GIVEN EXERCISE
Reproduce the listing below exactly, beginning with its first line and ending with the line that holds "x = np.arange(len(groups))"; pictures are not part of the copy.

[Begin DATA IN THIS EXERCISE]

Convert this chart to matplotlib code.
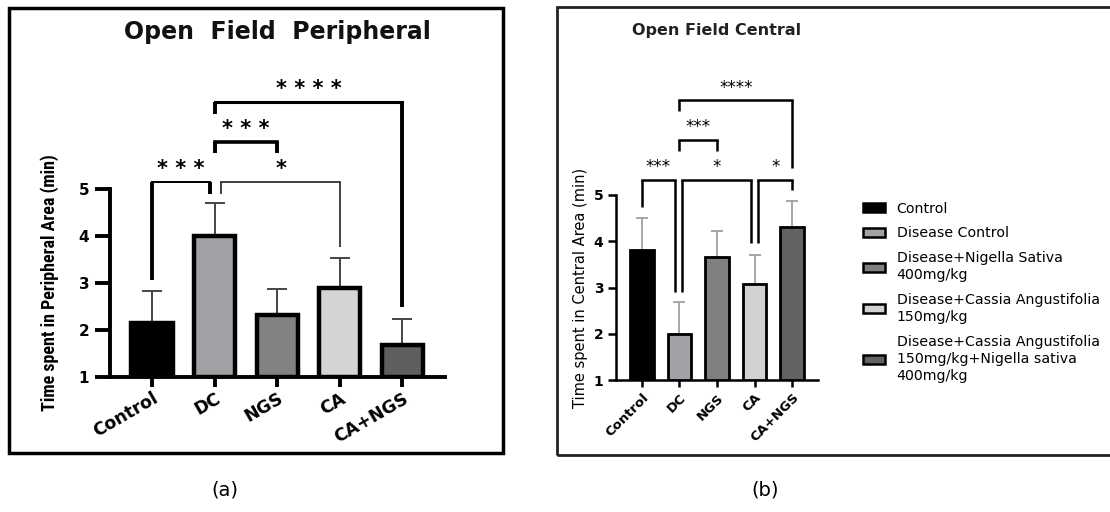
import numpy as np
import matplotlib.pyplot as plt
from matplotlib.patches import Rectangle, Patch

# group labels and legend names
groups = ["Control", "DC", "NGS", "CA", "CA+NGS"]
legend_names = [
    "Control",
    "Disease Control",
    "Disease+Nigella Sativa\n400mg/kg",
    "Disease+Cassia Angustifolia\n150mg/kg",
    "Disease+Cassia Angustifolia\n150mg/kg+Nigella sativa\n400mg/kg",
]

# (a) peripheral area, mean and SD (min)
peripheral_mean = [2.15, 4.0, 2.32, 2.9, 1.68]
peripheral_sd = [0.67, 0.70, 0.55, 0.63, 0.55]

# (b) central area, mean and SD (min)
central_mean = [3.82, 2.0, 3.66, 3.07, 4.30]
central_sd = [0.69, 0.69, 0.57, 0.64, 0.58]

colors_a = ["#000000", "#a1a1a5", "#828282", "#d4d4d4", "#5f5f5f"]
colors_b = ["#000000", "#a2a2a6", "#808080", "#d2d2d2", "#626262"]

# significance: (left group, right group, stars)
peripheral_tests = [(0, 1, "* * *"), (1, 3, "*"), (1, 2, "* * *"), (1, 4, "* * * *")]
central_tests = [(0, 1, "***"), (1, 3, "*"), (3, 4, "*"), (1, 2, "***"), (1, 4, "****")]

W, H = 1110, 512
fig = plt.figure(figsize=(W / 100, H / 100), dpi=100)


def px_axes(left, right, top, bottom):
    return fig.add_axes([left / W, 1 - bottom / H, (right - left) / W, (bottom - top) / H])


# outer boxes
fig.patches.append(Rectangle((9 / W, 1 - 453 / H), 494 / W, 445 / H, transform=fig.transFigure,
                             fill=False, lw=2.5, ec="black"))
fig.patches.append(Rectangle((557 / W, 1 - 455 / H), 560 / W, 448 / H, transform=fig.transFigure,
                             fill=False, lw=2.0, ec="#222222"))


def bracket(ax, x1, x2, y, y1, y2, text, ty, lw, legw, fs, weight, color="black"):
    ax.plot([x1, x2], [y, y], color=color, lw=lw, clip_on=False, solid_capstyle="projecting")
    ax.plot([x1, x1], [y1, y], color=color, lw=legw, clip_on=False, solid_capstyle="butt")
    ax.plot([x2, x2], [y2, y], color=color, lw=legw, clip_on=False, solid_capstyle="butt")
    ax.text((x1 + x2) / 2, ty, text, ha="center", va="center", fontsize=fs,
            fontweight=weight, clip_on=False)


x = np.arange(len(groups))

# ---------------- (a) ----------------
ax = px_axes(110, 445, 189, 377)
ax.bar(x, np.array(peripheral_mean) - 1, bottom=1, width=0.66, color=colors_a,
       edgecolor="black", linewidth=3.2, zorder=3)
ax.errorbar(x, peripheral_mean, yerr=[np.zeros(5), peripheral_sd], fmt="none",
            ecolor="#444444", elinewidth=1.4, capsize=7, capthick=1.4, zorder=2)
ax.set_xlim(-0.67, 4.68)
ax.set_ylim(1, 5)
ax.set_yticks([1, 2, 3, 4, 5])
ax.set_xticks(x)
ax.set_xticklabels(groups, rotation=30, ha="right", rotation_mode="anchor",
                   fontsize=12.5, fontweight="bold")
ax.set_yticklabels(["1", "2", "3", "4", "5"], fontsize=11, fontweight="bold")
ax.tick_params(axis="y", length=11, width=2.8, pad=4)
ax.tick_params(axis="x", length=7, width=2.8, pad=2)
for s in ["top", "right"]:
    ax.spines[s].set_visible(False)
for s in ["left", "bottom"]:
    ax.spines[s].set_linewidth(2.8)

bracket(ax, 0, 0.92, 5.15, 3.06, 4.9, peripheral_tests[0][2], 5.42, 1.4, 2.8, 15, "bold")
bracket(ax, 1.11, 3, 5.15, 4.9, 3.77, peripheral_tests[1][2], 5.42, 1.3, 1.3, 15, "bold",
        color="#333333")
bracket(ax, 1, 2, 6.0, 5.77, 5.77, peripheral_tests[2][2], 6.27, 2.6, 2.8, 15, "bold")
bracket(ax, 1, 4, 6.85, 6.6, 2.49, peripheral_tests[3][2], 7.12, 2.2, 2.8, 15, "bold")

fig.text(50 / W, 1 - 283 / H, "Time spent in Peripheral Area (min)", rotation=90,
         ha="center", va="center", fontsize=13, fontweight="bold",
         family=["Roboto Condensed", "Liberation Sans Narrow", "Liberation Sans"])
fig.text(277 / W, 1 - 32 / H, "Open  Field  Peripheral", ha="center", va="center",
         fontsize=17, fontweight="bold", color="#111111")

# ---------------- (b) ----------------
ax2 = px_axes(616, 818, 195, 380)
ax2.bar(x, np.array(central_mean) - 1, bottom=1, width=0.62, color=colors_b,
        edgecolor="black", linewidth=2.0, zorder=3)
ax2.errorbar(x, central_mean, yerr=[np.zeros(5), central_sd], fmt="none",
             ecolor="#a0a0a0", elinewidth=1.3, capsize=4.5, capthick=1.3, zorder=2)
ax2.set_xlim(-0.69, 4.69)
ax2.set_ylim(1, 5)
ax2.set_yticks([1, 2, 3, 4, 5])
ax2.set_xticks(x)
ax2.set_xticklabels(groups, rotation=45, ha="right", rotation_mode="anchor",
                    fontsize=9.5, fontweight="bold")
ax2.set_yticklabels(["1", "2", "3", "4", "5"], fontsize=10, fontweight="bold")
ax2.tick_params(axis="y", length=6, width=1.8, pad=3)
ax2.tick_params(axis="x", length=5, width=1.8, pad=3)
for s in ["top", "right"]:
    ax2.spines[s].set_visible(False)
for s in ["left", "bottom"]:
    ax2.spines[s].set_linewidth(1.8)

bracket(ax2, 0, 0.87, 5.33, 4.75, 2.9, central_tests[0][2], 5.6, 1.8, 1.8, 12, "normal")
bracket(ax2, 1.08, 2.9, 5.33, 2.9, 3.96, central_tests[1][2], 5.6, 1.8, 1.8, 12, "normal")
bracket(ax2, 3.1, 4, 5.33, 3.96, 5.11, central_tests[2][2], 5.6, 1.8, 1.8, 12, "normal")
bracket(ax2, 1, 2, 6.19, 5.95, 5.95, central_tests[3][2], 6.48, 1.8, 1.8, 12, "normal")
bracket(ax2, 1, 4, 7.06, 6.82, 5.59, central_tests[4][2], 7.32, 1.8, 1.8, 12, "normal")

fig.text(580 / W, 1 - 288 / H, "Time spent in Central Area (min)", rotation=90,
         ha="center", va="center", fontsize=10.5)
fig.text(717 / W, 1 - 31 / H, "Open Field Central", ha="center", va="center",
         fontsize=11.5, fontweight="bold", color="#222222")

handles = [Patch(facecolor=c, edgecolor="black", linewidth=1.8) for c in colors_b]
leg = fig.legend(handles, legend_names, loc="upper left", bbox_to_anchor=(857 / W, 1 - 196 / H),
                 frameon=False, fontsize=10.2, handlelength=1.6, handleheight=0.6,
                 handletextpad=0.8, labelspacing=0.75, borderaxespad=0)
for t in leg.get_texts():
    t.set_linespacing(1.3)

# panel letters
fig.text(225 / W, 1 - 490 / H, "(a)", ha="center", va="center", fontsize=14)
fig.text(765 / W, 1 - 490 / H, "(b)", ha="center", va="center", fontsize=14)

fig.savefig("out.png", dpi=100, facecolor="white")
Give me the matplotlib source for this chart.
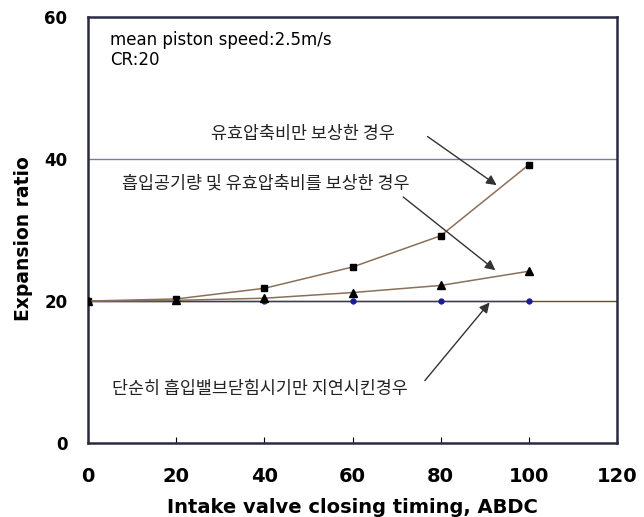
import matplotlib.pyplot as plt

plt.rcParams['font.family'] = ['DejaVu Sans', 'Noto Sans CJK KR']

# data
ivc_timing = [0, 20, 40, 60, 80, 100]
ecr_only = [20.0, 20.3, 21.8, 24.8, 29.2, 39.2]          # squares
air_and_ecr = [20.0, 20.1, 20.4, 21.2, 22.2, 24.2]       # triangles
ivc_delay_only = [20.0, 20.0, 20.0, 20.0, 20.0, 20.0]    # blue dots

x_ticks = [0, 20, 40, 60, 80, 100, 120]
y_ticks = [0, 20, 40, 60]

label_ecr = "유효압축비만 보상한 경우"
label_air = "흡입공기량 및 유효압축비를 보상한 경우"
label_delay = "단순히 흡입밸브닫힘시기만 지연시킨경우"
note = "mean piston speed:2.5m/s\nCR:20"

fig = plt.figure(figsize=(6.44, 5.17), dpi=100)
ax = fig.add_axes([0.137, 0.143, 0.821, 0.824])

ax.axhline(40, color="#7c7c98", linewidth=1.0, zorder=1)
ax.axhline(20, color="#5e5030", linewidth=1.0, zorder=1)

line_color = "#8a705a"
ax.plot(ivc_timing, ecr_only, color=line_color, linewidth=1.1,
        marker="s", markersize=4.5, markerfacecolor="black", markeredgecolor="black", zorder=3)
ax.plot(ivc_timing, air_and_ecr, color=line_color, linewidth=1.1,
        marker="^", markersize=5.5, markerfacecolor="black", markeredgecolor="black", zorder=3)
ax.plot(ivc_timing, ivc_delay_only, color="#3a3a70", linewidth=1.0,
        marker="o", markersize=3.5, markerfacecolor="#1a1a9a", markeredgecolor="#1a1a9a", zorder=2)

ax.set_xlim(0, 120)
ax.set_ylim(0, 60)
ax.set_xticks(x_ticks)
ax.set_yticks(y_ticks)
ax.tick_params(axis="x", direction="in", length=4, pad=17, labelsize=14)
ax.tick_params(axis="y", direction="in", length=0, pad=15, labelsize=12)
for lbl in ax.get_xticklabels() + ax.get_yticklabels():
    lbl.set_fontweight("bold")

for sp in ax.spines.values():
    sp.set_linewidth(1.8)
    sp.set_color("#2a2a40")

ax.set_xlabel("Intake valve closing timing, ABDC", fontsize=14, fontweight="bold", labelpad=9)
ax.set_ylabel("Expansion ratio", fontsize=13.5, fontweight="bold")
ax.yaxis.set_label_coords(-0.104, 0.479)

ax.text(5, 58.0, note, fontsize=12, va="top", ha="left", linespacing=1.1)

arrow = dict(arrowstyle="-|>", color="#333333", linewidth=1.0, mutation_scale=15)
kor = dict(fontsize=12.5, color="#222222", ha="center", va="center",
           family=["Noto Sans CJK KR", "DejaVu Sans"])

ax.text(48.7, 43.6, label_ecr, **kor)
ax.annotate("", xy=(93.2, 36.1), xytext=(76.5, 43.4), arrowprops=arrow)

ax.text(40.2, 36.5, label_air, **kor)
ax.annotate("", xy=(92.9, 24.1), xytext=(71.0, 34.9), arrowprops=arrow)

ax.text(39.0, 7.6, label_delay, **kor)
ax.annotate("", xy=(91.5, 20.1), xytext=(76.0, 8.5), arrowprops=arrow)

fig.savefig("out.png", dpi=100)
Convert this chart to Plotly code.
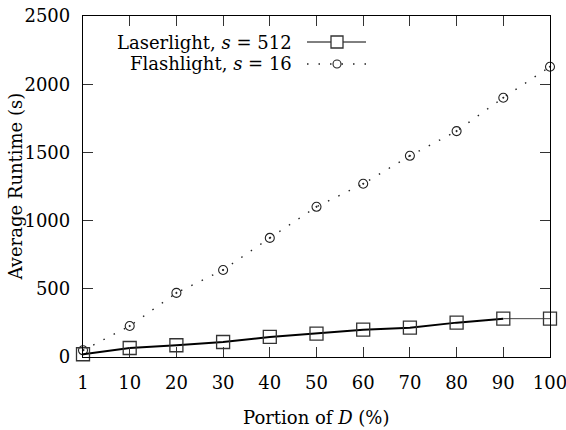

[End DATA IN THIS EXERCISE]

FINAL RESULT
Convert this chart to matplotlib code.
import numpy as np
import matplotlib.pyplot as plt
from matplotlib.patches import Rectangle, Patch

# group labels and legend names
groups = ["Control", "DC", "NGS", "CA", "CA+NGS"]
legend_names = [
    "Control",
    "Disease Control",
    "Disease+Nigella Sativa\n400mg/kg",
    "Disease+Cassia Angustifolia\n150mg/kg",
    "Disease+Cassia Angustifolia\n150mg/kg+Nigella sativa\n400mg/kg",
]

# (a) peripheral area, mean and SD (min)
peripheral_mean = [2.15, 4.0, 2.32, 2.9, 1.68]
peripheral_sd = [0.67, 0.70, 0.55, 0.63, 0.55]

# (b) central area, mean and SD (min)
central_mean = [3.82, 2.0, 3.66, 3.07, 4.30]
central_sd = [0.69, 0.69, 0.57, 0.64, 0.58]

colors_a = ["#000000", "#a1a1a5", "#828282", "#d4d4d4", "#5f5f5f"]
colors_b = ["#000000", "#a2a2a6", "#808080", "#d2d2d2", "#626262"]

# significance: (left group, right group, stars)
peripheral_tests = [(0, 1, "* * *"), (1, 3, "*"), (1, 2, "* * *"), (1, 4, "* * * *")]
central_tests = [(0, 1, "***"), (1, 3, "*"), (3, 4, "*"), (1, 2, "***"), (1, 4, "****")]

W, H = 1110, 512
fig = plt.figure(figsize=(W / 100, H / 100), dpi=100)


def px_axes(left, right, top, bottom):
    return fig.add_axes([left / W, 1 - bottom / H, (right - left) / W, (bottom - top) / H])


# outer boxes
fig.patches.append(Rectangle((9 / W, 1 - 453 / H), 494 / W, 445 / H, transform=fig.transFigure,
                             fill=False, lw=2.5, ec="black"))
fig.patches.append(Rectangle((557 / W, 1 - 455 / H), 560 / W, 448 / H, transform=fig.transFigure,
                             fill=False, lw=2.0, ec="#222222"))


def bracket(ax, x1, x2, y, y1, y2, text, ty, lw, legw, fs, weight, color="black"):
    ax.plot([x1, x2], [y, y], color=color, lw=lw, clip_on=False, solid_capstyle="projecting")
    ax.plot([x1, x1], [y1, y], color=color, lw=legw, clip_on=False, solid_capstyle="butt")
    ax.plot([x2, x2], [y2, y], color=color, lw=legw, clip_on=False, solid_capstyle="butt")
    ax.text((x1 + x2) / 2, ty, text, ha="center", va="center", fontsize=fs,
            fontweight=weight, clip_on=False)


x = np.arange(len(groups))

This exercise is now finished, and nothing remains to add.